Ailleurs, dans une Séville crépusculaire, Bachir et Victoria, figures de la transgression, se heurtent brutalement aux interdits. Leur passion, née au-delà des dogmes religieux, se fracasse contre les murs sociaux de l’époque. L’amour, chez El Mazouni, n’est jamais éthéré ; il est vulnérable, charnel, exposé aux vents mauvais de l’histoire.
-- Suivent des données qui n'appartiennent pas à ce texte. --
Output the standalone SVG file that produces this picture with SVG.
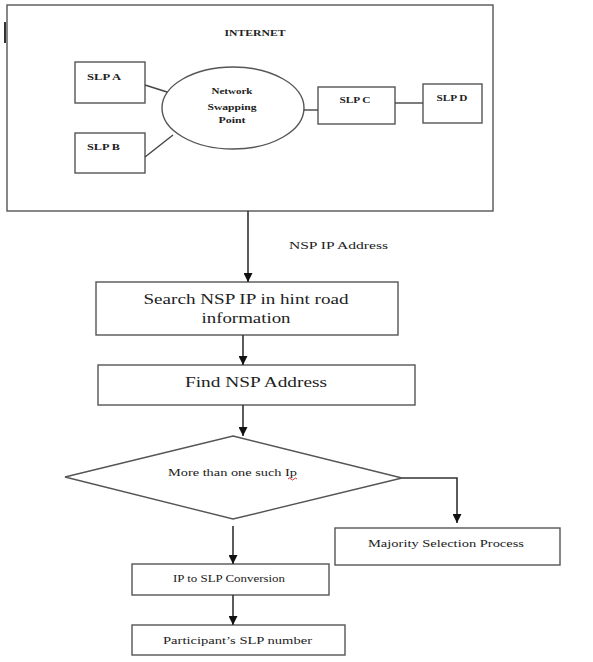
<svg xmlns="http://www.w3.org/2000/svg" width="593" height="662" viewBox="0 0 593 662" font-family="'Liberation Serif', 'DejaVu Serif', serif">
<defs>
<marker id="ah" viewBox="0 0 10 10" refX="10" refY="5" markerWidth="9" markerHeight="9" markerUnits="userSpaceOnUse" orient="auto">
<path d="M0,0 L10,5 L0,10 z" fill="#111"/>
</marker>
<style>
.box{fill:#fff;stroke:#555;stroke-width:1.4}
.ln{fill:none;stroke:#444;stroke-width:1.4}
.ar{fill:none;stroke:#333;stroke-width:1.6;marker-end:url(#ah)}
text{fill:#222}
.b{font-weight:bold;font-size:9px}
.m{font-size:11px}
.l{font-size:15px}
</style>
</defs>
<rect width="593" height="662" fill="#fff"/>
<line x1="5" y1="22" x2="5" y2="43" stroke="#333" stroke-width="2"/>
<g id="internet">
<rect class="box" x="7" y="5" width="486" height="206"/>
<text class="b" x="255" y="36" text-anchor="middle" textLength="61" lengthAdjust="spacingAndGlyphs">INTERNET</text>
</g>
<g id="slpA">
<rect class="box" x="75" y="62" width="70" height="41"/>
<text class="b" x="87" y="80" textLength="34" lengthAdjust="spacingAndGlyphs">SLP A</text>
</g>
<g id="slpB">
<rect class="box" x="75" y="133" width="70" height="40"/>
<text class="b" x="87" y="150" textLength="33" lengthAdjust="spacingAndGlyphs">SLP B</text>
</g>
<g id="nsp">
<ellipse class="box" cx="233" cy="108" rx="71" ry="41"/>
<text class="b" x="232" y="94" text-anchor="middle" textLength="41" lengthAdjust="spacingAndGlyphs">Network</text>
<text class="b" x="232" y="110" text-anchor="middle" textLength="49" lengthAdjust="spacingAndGlyphs">Swapping</text>
<text class="b" x="232" y="123" text-anchor="middle" textLength="27" lengthAdjust="spacingAndGlyphs">Point</text>
</g>
<g id="slpC">
<rect class="box" x="318" y="87" width="77" height="37"/>
<text class="b" x="355" y="103" text-anchor="middle" textLength="31" lengthAdjust="spacingAndGlyphs">SLP C</text>
</g>
<g id="slpD">
<rect class="box" x="423" y="84" width="59" height="39"/>
<text class="b" x="452" y="101" text-anchor="middle" textLength="31" lengthAdjust="spacingAndGlyphs">SLP D</text>
</g>
<g id="search">
<rect class="box" x="96" y="282" width="302" height="53"/>
<text class="l" x="246" y="304" text-anchor="middle" textLength="205" lengthAdjust="spacingAndGlyphs">Search NSP IP in hint road</text>
<text class="l" x="246" y="323" text-anchor="middle" textLength="89" lengthAdjust="spacingAndGlyphs">information</text>
</g>
<g id="find">
<rect class="box" x="98" y="365" width="317" height="40"/>
<text class="l" x="256" y="387" text-anchor="middle" textLength="142" lengthAdjust="spacingAndGlyphs">Find NSP Address</text>
</g>
<g id="decision">
<polygon class="box" points="233,436 402,478 233,519 65,477"/>
<text class="m" x="168" y="476" textLength="129" lengthAdjust="spacingAndGlyphs">More than one such Ip</text>
<path d="M288,479 q1.5,-2 3,0 t3,0 t3,0" fill="none" stroke="#d33" stroke-width="1"/>
</g>
<g id="majority">
<rect class="box" x="335" y="528" width="225" height="37"/>
<text class="m" x="368" y="547" textLength="156" lengthAdjust="spacingAndGlyphs">Majority Selection Process</text>
</g>
<g id="conversion">
<rect class="box" x="132" y="564" width="197" height="31"/>
<text class="m" x="173" y="582" textLength="112" lengthAdjust="spacingAndGlyphs">IP to SLP Conversion</text>
</g>
<g id="participant">
<rect class="box" x="132" y="625" width="213" height="30"/>
<text class="m" x="163" y="644" textLength="149" lengthAdjust="spacingAndGlyphs">Participant’s SLP number</text>
</g>
<g id="connectors">
<line class="ln" x1="145" y1="85" x2="167" y2="92"/>
<line class="ln" x1="145" y1="157" x2="173" y2="135"/>
<line class="ln" x1="304" y1="110" x2="318" y2="110"/>
<line class="ln" x1="395" y1="103" x2="423" y2="103"/>
<line class="ar" x1="248" y1="211" x2="248" y2="282"/>
<text class="m" x="289" y="249" textLength="99" lengthAdjust="spacingAndGlyphs">NSP IP Address</text>
<line class="ar" x1="243" y1="335" x2="243" y2="365"/>
<line class="ar" x1="243" y1="405" x2="243" y2="436"/>
<polyline class="ar" points="402,478 457,478 457,523"/>
<line class="ar" x1="233" y1="526" x2="233" y2="564"/>
<line class="ar" x1="233" y1="595" x2="233" y2="625"/>
</g>
</svg>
Ce qui fait la force de Brodeurs de destins, c’est que l’auteur ne sépare jamais l’intime du politique. L’amour n’est pas un refuge contre l’histoire ; il est pris dans ses filets. Et pourtant, c’est par l’amour que les personnages existent pleinement. Ils aiment comme ils respirent, comme ils survivent. Et à travers eux, c’est toute une mémoire collective qui trouve une voix.
Fouad El Mazouni parvient à rendre palpables ces amours minuscules, ces tendresses entravées, ces fidélités silencieuses. Sans jamais céder au romanesque facile, il donne à voir comment, dans les marges de l’Histoire, se jouent d’autres destins. Plus fragiles, peut-être. Mais aussi plus durables.
À la lecture, une évidence s’impose : ces rencontres amoureuses sont autant de résistances. Elles tissent, en secret, une trame humaine qui défie les effacements officiels. Si l’histoire officielle est souvent une succession de pertes, Brodeurs de destins rappelle que l’amour, même clandestin, même condamné, laisse sa marque. Comme un fil d’or perdu dans la trame sombre, que la lumière finit toujours par révéler.